Leonardo DiCaprio stars in Martin Scorsese’s biopic of Howard Hughes, the man who started making movies in Hollywood then pivoted to aviation and built TWA into a major airline. The movie tracks Hughes—who is portrayed as a dreamer and innovator—and his internal struggle with crippling mental illness and fierce ambition. Dramatic, intense, and fast-paced, The Aviator moves at a steady clip—which is important, considering its three-hour runtime. For many of the action scenes, the crew ended up using miniature airplanes to create the special effects. These airplanes are displayed in the Evergreen Aviation Museum in Oregon—along with Hughes’s all-wood HK-1 “Spruce Goose.”

Hidden Gems:                

These three films didn’t make the top spots but they deserve an honorable mention.

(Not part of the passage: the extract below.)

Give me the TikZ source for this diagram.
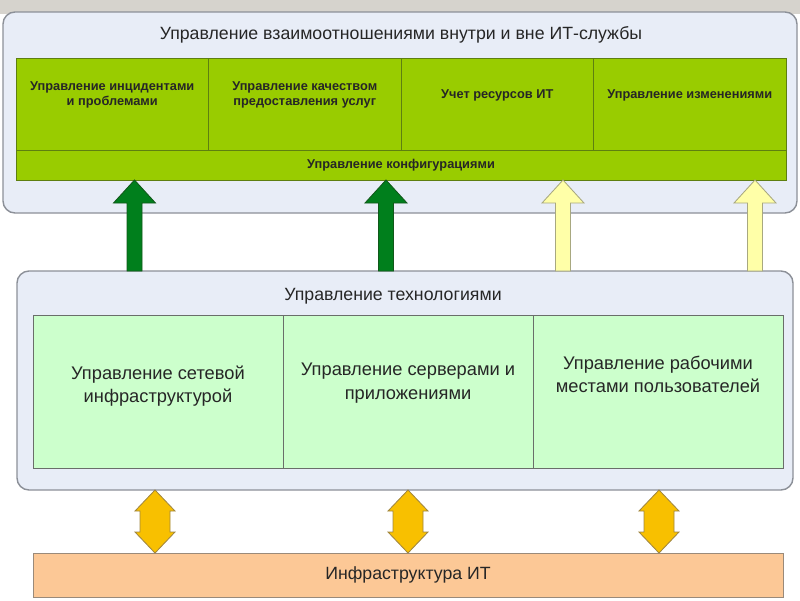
\documentclass[tikz,border=0pt]{standalone}
\usepackage{fontspec}
\setmainfont{Liberation Sans}
\usetikzlibrary{calc,positioning}
\definecolor{stripgray}{HTML}{D6D3CD}
\definecolor{framefill}{HTML}{E8EDF7}
\definecolor{framedraw}{HTML}{8C9098}
\definecolor{procfill}{HTML}{99CC00}
\definecolor{procdraw}{HTML}{5E7F10}
\definecolor{techfill}{HTML}{CCFFCC}
\definecolor{techdraw}{HTML}{6A6E6A}
\definecolor{infrafill}{HTML}{FCC896}
\definecolor{infradraw}{HTML}{9A8A7A}
\definecolor{upgreen}{HTML}{007F1C}
\definecolor{upgreendraw}{HTML}{11581A}
\definecolor{upyellow}{HTML}{FFFFA8}
\definecolor{upyellowdraw}{HTML}{A8A880}
\definecolor{bothgold}{HTML}{F8C000}
\definecolor{bothgolddraw}{HTML}{A08640}
\def\u{0.025cm}
\tikzset{
  frame/.style={draw=framedraw, fill=framefill, line width=1pt, rounded corners=12*\u,
    inner sep=0pt, outer sep=0pt},
  proc/.style={draw=procdraw, fill=procfill, line width=0.7pt, inner sep=0pt, outer sep=0pt,
    minimum width=192.5*\u, minimum height=92*\u},
  tech/.style={draw=techdraw, fill=techfill, line width=0.7pt, inner sep=0pt, outer sep=0pt,
    minimum width=250*\u, minimum height=153*\u},
  ttl/.style={font=\fontsize{12.6}{15}\selectfont, text=black!85},
  proctxt/.style={font=\fontsize{9.1}{10.2}\selectfont\bfseries, align=center, text=black!85},
  techtxt/.style={font=\fontsize{13}{16.5}\selectfont, align=center, text=black!85},
  upg/.style={draw=upgreendraw, fill=upgreen, line width=0.6pt, line join=miter},
  upy/.style={draw=upyellowdraw, fill=upyellow, line width=0.6pt, line join=miter},
  both/.style={draw=bothgolddraw, fill=bothgold, line width=0.6pt, line join=miter}
}
\newcommand{\fatup}[4]{%
  \draw[#4] ($(#2.north -| #1)+(-7.5,0)$) -- ($(#3.south -| #1)+(-7.5,23)$)
    -- ($(#3.south -| #1)+(-21,23)$) -- (#3.south -| #1)
    -- ($(#3.south -| #1)+(21,23)$) -- ($(#3.south -| #1)+(7.5,23)$)
    -- ($(#2.north -| #1)+(7.5,0)$) -- cycle;}
\newcommand{\fatboth}[4]{%
  \draw[#4] (#2.south -| #1) -- ($(#2.south -| #1)+(20,21)$) -- ($(#2.south -| #1)+(15,21)$)
    -- ($(#3.north -| #1)+(15,-21)$) -- ($(#3.north -| #1)+(20,-21)$) -- (#3.north -| #1)
    -- ($(#3.north -| #1)+(-20,-21)$) -- ($(#3.north -| #1)+(-15,-21)$)
    -- ($(#2.south -| #1)+(-15,21)$) -- ($(#2.south -| #1)+(-20,21)$) -- cycle;}
\begin{document}
\begin{tikzpicture}[x=\u, y=-\u]
\useasboundingbox (0,0) rectangle (800,600);
\fill[stripgray] (0,0) rectangle (800,14);
\node[frame, minimum width=794*\u, minimum height=201*\u] (rel) at (400,112.5) {};
\node[ttl] (reltitle) at (401,35) {Управление взаимоотношениями внутри и вне ИТ-службы};
\node[proc] (inc) at (112.25,104) {};
\node[proc, right=0pt of inc] (sla) {};
\node[proc, right=0pt of sla] (res) {};
\node[proc, right=0pt of res] (chg) {};
\node[proc, minimum width=770*\u, minimum height=30*\u, below=0pt of inc.south west, anchor=north west] (cfg) {};
\node[proctxt] at ([yshift=9*\u]inc.center) {Управление инцидентами\\и проблемами};
\node[proctxt] at ([yshift=9*\u]sla.center) {Управление качеством\\предоставления услуг};
\node[proctxt] at ([yshift=9*\u]res.center) {Учет ресурсов ИТ};
\node[proctxt] at ([yshift=9*\u]chg.center) {Управление изменениями};
\node[proctxt] at (cfg.center) {Управление конфигурациями};
\node[frame, minimum width=776*\u, minimum height=219*\u] (techfr) at (405,380.5) {};
\node[ttl] (techtitle) at (393,296) {Управление технологиями};
\node[tech] (net) at (158,392) {};
\node[tech, right=0pt of net] (srv) {};
\node[tech, right=0pt of srv] (ws) {};
\node[techtxt] at ([yshift=6*\u]net.center) {Управление сетевой\\инфраструктурой};
\node[techtxt] at ([yshift=9*\u]srv.center) {Управление серверами и\\приложениями};
\node[techtxt] at ([yshift=18*\u]ws.center) {Управление рабочими\\местами пользователей};
\node[draw=infradraw, fill=infrafill, line width=0.7pt, minimum width=750*\u, minimum height=44*\u,
  inner sep=0pt, outer sep=0pt, ttl] (infra) at (408,575) {Инфраструктура ИТ};
\coordinate (a1) at (134.5,0);
\coordinate (a2) at (386,0);
\coordinate (a3) at (563,0);
\coordinate (a4) at (755,0);
\fatup{a1}{techfr}{cfg}{upg}
\fatup{a2}{techfr}{cfg}{upg}
\fatup{a3}{techfr}{cfg}{upy}
\fatup{a4}{techfr}{cfg}{upy}
\coordinate (b1) at (155,0);
\coordinate (b2) at (408,0);
\coordinate (b3) at (659,0);
\fatboth{b1}{techfr}{infra}{both}
\fatboth{b2}{techfr}{infra}{both}
\fatboth{b3}{techfr}{infra}{both}
\end{tikzpicture}
\end{document}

The Spirit of St Louis (1957)

The Spirit of St. Louis is a solid retelling of an aviation feat that captured the world’s attention—the first-ever solo non-stop transatlantic flight piloted by Charles Lindbergh. The highlight of this film is the fantastic acting of James Stewart, who had to wear heavy makeup to play a character half his age (Lindbergh was 25 when he made the flight; Stewart was 47 when the movie was made). A lot of the movie takes place in the cockpit, so the trick for Stewart was making the scenes come to life. Nonetheless, Lindbergh was reportedly unsatisfied with Stewart’s performance.

Battle of Britain (1969)

“Never in the field of human conflict was so much owed by so many to so few,” said Winston Churchill in his well-known “Finest Hour” speech, delivered in 1940 after the harrowing Battle of Britain. This episodic war epic paints the infamous battle on the big screen. The draw here is the absolutely wonderful midair footage, considered to be some of the best aerial fight scenes ever filmed with the technology at the time. With a fantastic story to retell, this movie is a must-see for any fan of underdog success on a fate-of-the-world scale.

Dr. Strangelove (1964)

A nuclear war-based comedy (read: oxymoron), Dr. Strangelove or How I Learned to Stop Worrying and Love the Bomb is a fantastic satire of Cold War tensions run amuck. What’s brilliant about this movie is its carefully constructed yet absolutely killer humor—from the precise depiction of a B-52 crew (skippered by Slim Pickens) in Defcon lockdown to President Merkin Muffley’s famous line “Gentlemen, you can’t fight in here! This is the War Room.” When creating a story about a subject as dark as the complete and utter destruction of humankind, your first instinct likely isn’t to laugh. But in detailing these bone-chilling events, director Stanley Kubrick and screenwriter Terry Southern intertwined absurdity and shock value to present one of the most tense periods in history in an absolutely ludicrous light.